GTY was formed as a blank check company incorporated on August 11, 2016 as a Cayman Islands exempted company formed for the purpose of effecting a merger, share exchange, asset acquisition, share purchase, reorganization or similar business combination with one or more businesses (the “business combination”). Until the consummation of the business combination, GTY did not engage in any operations nor generated any revenue.

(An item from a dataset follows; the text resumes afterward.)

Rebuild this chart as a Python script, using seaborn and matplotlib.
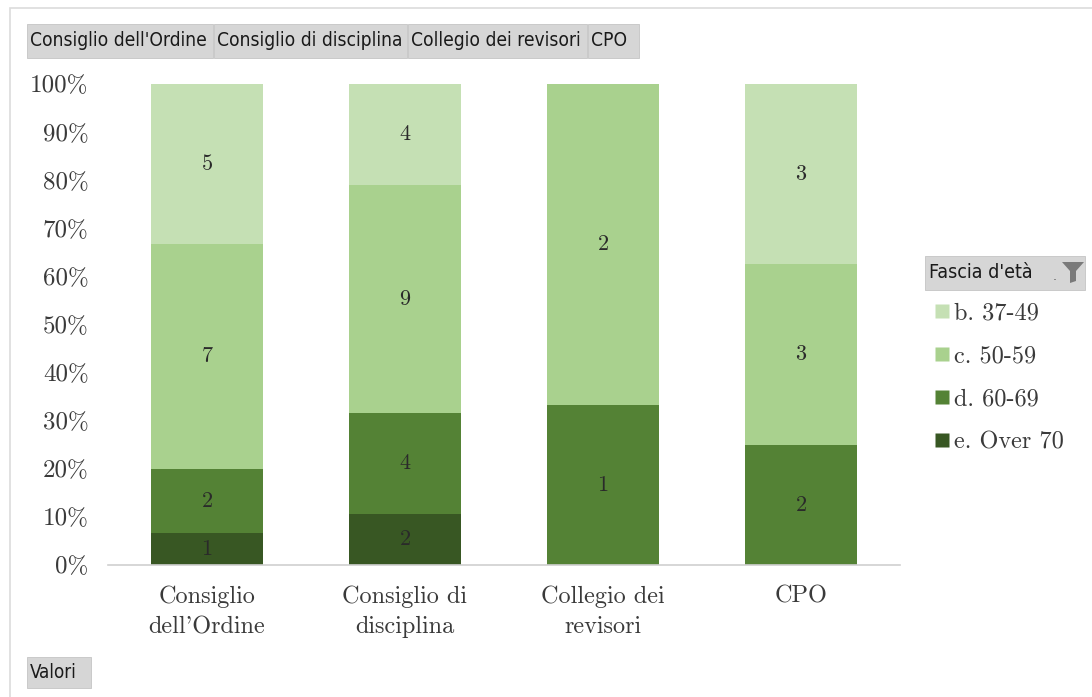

On November 1, 2016, GTY consummated its initial public offering (the “initial public offering”) of 55,200,000 units (the “units”), including the issuance of 7,200,000 units as a result of the underwriters' exercise of their over-allotment option in full. Each unit consisted of one Class A ordinary share and one-third of one warrant. Each whole warrant entitled the holder thereof to purchase one Class A ordinary share at a price of $11.50 per share. The units were sold at an offering price of $10.00 per unit, generating gross proceeds, before expenses, of $552 million. Prior to the consummation of the initial public offering, in August, 2016, the Sponsor purchased 8,625,000 Class B ordinary shares (the “founder shares”) for an aggregate purchase price of $25,000, or approximately $0.002 per share. On each of October 14 and October 26, 2016, GTY effected a share capitalization resulting in an aggregate of 11,500,000 and 13,800,000 founder shares outstanding, respectively. In October 2016, the Sponsor transferred 25,000 founder shares to each of GTY's independent director nominees at the same per-share purchase price paid by the Sponsor.
Simultaneously with the closing of the initial public offering, GTY consummated the private placement (“private placement”) of 8,693,334 warrants (“private placement warrants”), each exercisable to purchase one Class A ordinary share at $11.50 per share, at a price of $1.50 per private placement warrant, with the Sponsor, generating gross proceeds of approximately $13.04 million.